Estudava na Faculdade de Direito do Recife, cidade para onde fora, a convite do jornalista Calazans Fernandes, trabalhar como repórter especial no Jornal do Commércio (JC), depois Diário de Pernambuco, JB e Folha de São Paulo (sucursal do Nordeste).
Tudo aconteceu, após Calazans me revelar que o deputado Odilon Ribeiro Coutinho mandara me convidar para ingressar como fundador do MDB, liderado nacionalmente pelo deputado Ulysses Guimarães e ser candidato a deputado federal no RN.
Odilon disputaria o Senado, após ter recusado a proposta de ingressar na Arena, com reeleição garantida, para liderar a resistência política à Revolução de 1964.
Aceitei disputar eleição, na oposição à Revolução de 31 de março, com as tropas de repressão nas ruas.
José Rocha também se candidatou a deputado federal.
Fui chamado para dar explicações de discursos proferidos na campanha pelo QG do Exército e o DOPS-RN.
Faltou pouco para o partido eleger um federal.
No final, o quociente eleitoral não foi atingido.
A grande recordação do amigo José Rocha foi a sua incansável luta em Brasília para a criação do nosso Tribunal Regional do Trabalho, contando com o permanente apoio do conterrâneo Francisco Fausto Paula de Medeiros, então ministro do TST.
Era à época deputado federal e fui o relator do projeto de lei na CCJ, que transformou o sonho em realidade.
Dediquei-me a essa causa na Câmara Federal.
De repente, surgiu um obstáculo, que tornaria impossível a legalização do 21° TRT-RN.
Exigia-se o critério mínimo de 20 juntas de conciliação por Estado para criação do Tribunal.
O RN tinha apenas 15 juntas.
O parecer da Comissão de Finanças seria da deputada paulista Zulaiê Cobra (PSDB).

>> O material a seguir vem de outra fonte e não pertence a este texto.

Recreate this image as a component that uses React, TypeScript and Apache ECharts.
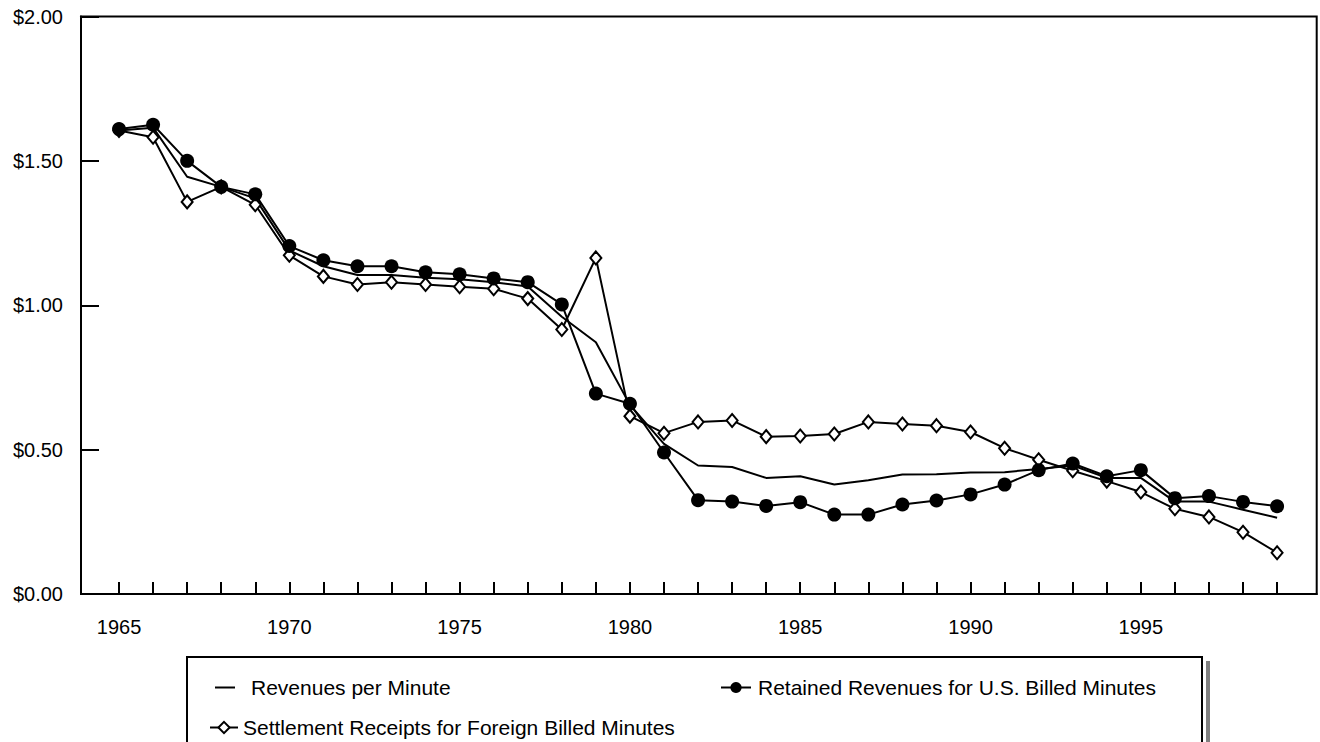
import React, { useEffect, useRef } from "react";
import * as echarts from "echarts";

const years = [
  1965, 1966, 1967, 1968, 1969, 1970, 1971, 1972, 1973, 1974, 1975, 1976,
  1977, 1978, 1979, 1980, 1981, 1982, 1983, 1984, 1985, 1986, 1987, 1988,
  1989, 1990, 1991, 1992, 1993, 1994, 1995, 1996, 1997, 1998, 1999,
];

const revenuesPerMinute = [
  1.605, 1.615, 1.445, 1.41, 1.37, 1.19, 1.135, 1.105, 1.105, 1.095, 1.09,
  1.08, 1.065, 0.96, 0.872, 0.655, 0.52, 0.445, 0.44, 0.402, 0.408, 0.379,
  0.394, 0.414, 0.415, 0.421, 0.422, 0.433, 0.445, 0.402, 0.402, 0.32, 0.32,
  0.292, 0.264,
];

const retainedRevenues = [
  1.61, 1.625, 1.5, 1.41, 1.384, 1.205, 1.156, 1.135, 1.135, 1.114, 1.107,
  1.093, 1.08, 1.003, 0.694, 0.659, 0.49, 0.325, 0.32, 0.305, 0.318, 0.275,
  0.275, 0.31, 0.324, 0.345, 0.379, 0.429, 0.452, 0.408, 0.429, 0.332, 0.339,
  0.319, 0.304,
];

const settlementReceipts = [
  1.605, 1.582, 1.358, 1.41, 1.348, 1.173, 1.1, 1.072, 1.08, 1.072, 1.064,
  1.057, 1.023, 0.916, 1.164, 0.616, 0.557, 0.596, 0.601, 0.545, 0.547, 0.554,
  0.596, 0.589, 0.583, 0.561, 0.505, 0.465, 0.427, 0.391, 0.353, 0.295, 0.267,
  0.214, 0.143,
];

const labelYears = [1965, 1970, 1975, 1980, 1985, 1990, 1995];

const seriesNames = [
  "Revenues per Minute",
  "Retained Revenues for U.S. Billed Minutes",
  "Settlement Receipts for Foreign Billed Minutes",
];

const FONT = "'Liberation Sans', Arial, Helvetica, sans-serif";

export default function App() {
  const ref = useRef<HTMLDivElement>(null);

  useEffect(() => {
    if (!ref.current) return;
    const chart = echarts.init(ref.current, undefined, { renderer: "svg" });
    const pair = (arr: number[]) => years.map((y, i) => [y, arr[i]]);

    const legendText = (padLeft: number) => ({
      color: "#000",
      fontFamily: FONT,
      fontSize: 21,
      padding: [0, 0, 0, padLeft],
    });

    chart.setOption({
      animation: false,
      backgroundColor: "#fff",
      grid: {
        left: 81,
        right: 3.3,
        top: 16.5,
        bottom: 148,
        show: true,
        borderColor: "#000",
        borderWidth: 2,
        backgroundColor: "transparent",
        containLabel: false,
      },
      xAxis: {
        type: "value",
        min: 1963.884,
        max: 2000.163,
        splitLine: { show: false },
        axisLine: { show: true, onZero: false, lineStyle: { color: "#000", width: 2 } },
        axisTick: {
          show: true,
          inside: true,
          length: 12,
          lineStyle: { color: "#000", width: 2 },
          customValues: years,
        },
        axisLabel: {
          show: true,
          color: "#000",
          fontFamily: FONT,
          fontSize: 20,
          margin: 23,
          customValues: labelYears,
          formatter: (v: number) => String(Math.round(v)),
        },
      },
      yAxis: {
        type: "value",
        min: 0,
        max: 2,
        interval: 0.5,
        splitLine: { show: false },
        axisLine: { show: true, lineStyle: { color: "#000", width: 2 } },
        axisTick: {
          show: true,
          inside: true,
          length: 18,
          lineStyle: { color: "#000", width: 2 },
        },
        axisLabel: {
          color: "#000",
          fontFamily: FONT,
          fontSize: 20,
          margin: 18,
          formatter: (v: number) => "$" + v.toFixed(2),
        },
      },
      legend: [
        {
          left: 210,
          top: 672,
          itemWidth: 20,
          itemHeight: 2,
          selectedMode: false,
          textStyle: legendText(11),
          data: [{ name: seriesNames[0], icon: "rect", itemStyle: { color: "#000" } }],
        },
        {
          left: 715,
          top: 672,
          itemWidth: 30,
          itemHeight: 14,
          selectedMode: false,
          textStyle: legendText(2),
          data: [seriesNames[1]],
        },
        {
          left: 204,
          top: 712,
          itemWidth: 28,
          itemHeight: 14,
          selectedMode: false,
          textStyle: legendText(0),
          data: [seriesNames[2]],
        },
      ],
      graphic: [
        {
          type: "rect",
          shape: { x: 187, y: 657, width: 1015, height: 120 },
          style: { fill: "none", stroke: "#000", lineWidth: 2 },
          z: 100,
        },
        {
          type: "rect",
          shape: { x: 1206, y: 661, width: 4, height: 100 },
          style: { fill: "#808080" },
          z: 100,
        },
      ],
      series: [
        {
          name: seriesNames[0],
          type: "line",
          data: pair(revenuesPerMinute),
          showSymbol: false,
          symbol: "none",
          lineStyle: { color: "#000", width: 2 },
          itemStyle: { color: "#000" },
          z: 2,
        },
        {
          name: seriesNames[2],
          type: "line",
          data: pair(settlementReceipts),
          symbol: "diamond",
          symbolSize: [11, 13],
          showSymbol: true,
          lineStyle: { color: "#000", width: 2 },
          itemStyle: { color: "#fff", borderColor: "#000", borderWidth: 2 },
          z: 3,
        },
        {
          name: seriesNames[1],
          type: "line",
          data: pair(retainedRevenues),
          symbol: "circle",
          symbolSize: 14,
          showSymbol: true,
          lineStyle: { color: "#000", width: 2 },
          itemStyle: { color: "#000", borderColor: "#000", borderWidth: 0 },
          z: 4,
        },
      ],
    });

    return () => chart.dispose();
  }, []);

  return (
    <div
      ref={ref}
      style={{ position: "fixed", left: 0, top: 0, width: 1320, height: 742, background: "#fff" }}
    />
  );
}
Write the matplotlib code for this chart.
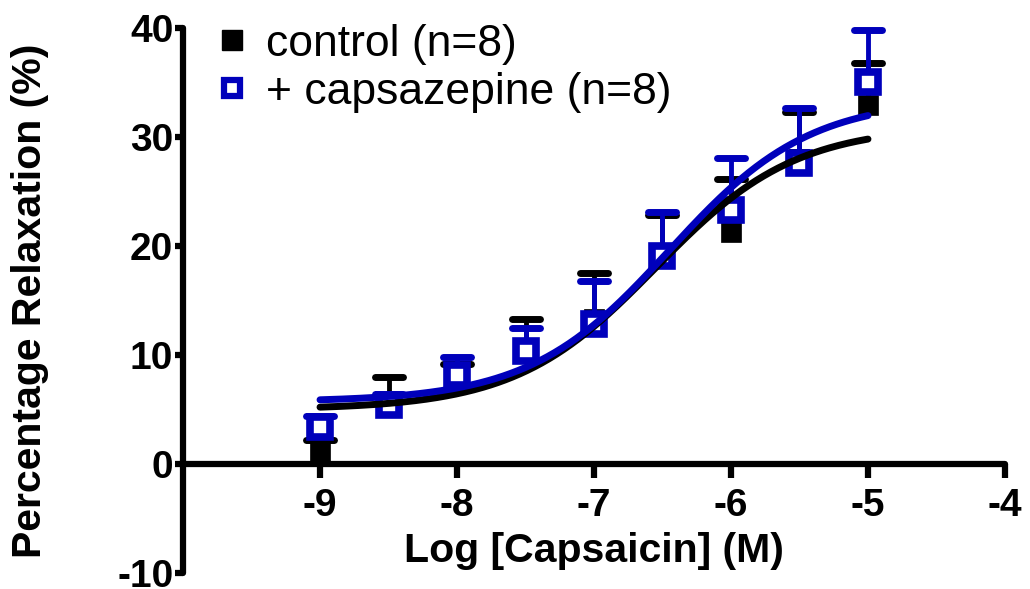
import matplotlib
matplotlib.use("Agg")
import matplotlib.pyplot as plt
from matplotlib.markers import MarkerStyle
import numpy as np

# log molar capsaicin concentrations
log_conc = [-9, -8.5, -8, -7.5, -7, -6.5, -6, -5.5, -5]

# mean relaxation (%) and SEM
ctrl_mean = [1.2, 5.2, 7.8, 10.4, 13.3, 19.0, 21.3, 28.0, 32.9]
ctrl_sem = [1.0, 2.8, 1.4, 2.9, 4.2, 3.8, 4.8, 4.3, 3.9]
cpz_mean = [3.4, 5.4, 8.2, 10.4, 12.8, 19.1, 23.3, 27.6, 35.0]
cpz_sem = [1.0, 1.0, 1.6, 2.1, 4.0, 4.0, 4.8, 5.1, 4.8]

# sigmoidal fit parameters: bottom, top, logEC50, hill slope
ctrl_fit = [5.0, 31.0, -6.55, 0.85]
cpz_fit = [5.7, 33.5, -6.45, 0.85]

labels = ["control (n=8)", "+ capsazepine (n=8)"]
blue = "#0000BB"

plt.rcParams["font.family"] = ["Liberation Sans", "DejaVu Sans"]
plt.rcParams["axes.unicode_minus"] = False


def sigmoid(x, p):
    bottom, top, ec50, hill = p
    return bottom + (top - bottom) / (1 + 10 ** ((ec50 - x) * hill))


fig = plt.figure(figsize=(10.3, 5.89), dpi=100)
ax = fig.add_axes([0.1777, 0.0272, 0.798, 0.9253])

# upward-only error bars with rounded caps
def draw_errors(x, m, s, color, z):
    top = np.array(m) + np.array(s)
    ax.vlines(x, m, top, colors=color, lw=3.5, zorder=z, clip_on=False)
    ax.plot(x, top, ls="none", marker=MarkerStyle("_", capstyle="round"),
            ms=20, mew=5, color=color, zorder=z, clip_on=False)

draw_errors(log_conc, ctrl_mean, ctrl_sem, "black", 2)
ax.plot(log_conc, ctrl_mean, ls="none", marker="s", ms=14, color="black",
        mec="black", mew=0.5, zorder=3, clip_on=False)
draw_errors(log_conc, cpz_mean, cpz_sem, blue, 4)
ax.plot(log_conc, cpz_mean, ls="none", marker="s", ms=14, mfc="white",
        mec=blue, mew=5.5, zorder=5, clip_on=False)

xs = np.linspace(log_conc[0], log_conc[-1], 300)
ax.plot(xs, sigmoid(xs, ctrl_fit), color="black", lw=5,
        solid_capstyle="round", zorder=6, clip_on=False)
ax.plot(xs, sigmoid(xs, cpz_fit), color=blue, lw=5,
        solid_capstyle="round", zorder=7, clip_on=False)

ax.set_xlim(-10, -4)
ax.set_ylim(-10, 40)
ax.set_xticks([-9, -8, -7, -6, -5, -4])
ax.set_yticks([-10, 0, 10, 20, 30, 40])

ax.spines["top"].set_visible(False)
ax.spines["right"].set_visible(False)
ax.spines["bottom"].set_position(("data", 0))
for sp in ("left", "bottom"):
    ax.spines[sp].set_linewidth(4.5)
    ax.spines[sp].set_capstyle("round")

ax.tick_params(axis="x", direction="out", length=10, width=4.5, pad=7,
               labelsize=28)
ax.tick_params(axis="y", direction="out", length=6, width=4.5, pad=1,
               labelsize=28)
for t in ax.get_xticklabels() + ax.get_yticklabels():
    t.set_fontweight("bold")

ax.set_xlabel("Log [Capsaicin] (M)", fontsize=29.5, fontweight="bold")
ax.xaxis.set_label_coords(0.5, 0.075)
ax.set_ylabel("Percentage Relaxation (%)", fontsize=29.5, fontweight="bold")
ax.yaxis.set_label_coords(-0.163, 0.5)

h1 = plt.Line2D([], [], ls="none", marker="s", ms=14, color="black")
h2 = plt.Line2D([], [], ls="none", marker="s", ms=12, mfc="white",
                mec=blue, mew=4.5)
ax.legend([h1, h2], labels, loc="upper left", bbox_to_anchor=(0.022, 1.04),
          frameon=False, fontsize=32, handlelength=0.6, handletextpad=0.45,
          labelspacing=0.15, borderaxespad=0)

fig.savefig("out.png", dpi=100)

Mostrei a colega, que na prática o estado tinha potencial para 22 juntas, o que iria além do limite exigido.
Ela se convenceu e vencemos o primeiro round.
Logo depois era sancionada a lei 8215, de 25 de julho de 1991, que criou o nosso TRT.
Em 16 de junho de 1992 realizou-se a sessão solene de instalação do Tribunal, com a presença do ministro presidente do TST, o gaúcho Guimarães Falcão, que se tornou, desde o primeiro momento, solidário com a reivindicação do nosso estado.
Até hoje o TRT-RN dá segurança e rapidez nos litígios, injeta dinheiro na economia e forma quadro de magistrados, procuradores e servidores de alto nível nível.
Acendo uma vela votiva em homenagem póstuma ao amigo José Rocha.
A última vez que o vi foi em 30 de novembro passado, quando pessoalmente ele me abraçou, ao lado da urna funerária, onde jazia o meu filho Ney Júnior.
Que Deus proteja os dois na Eternidade, dando-lhes a Paz merecida.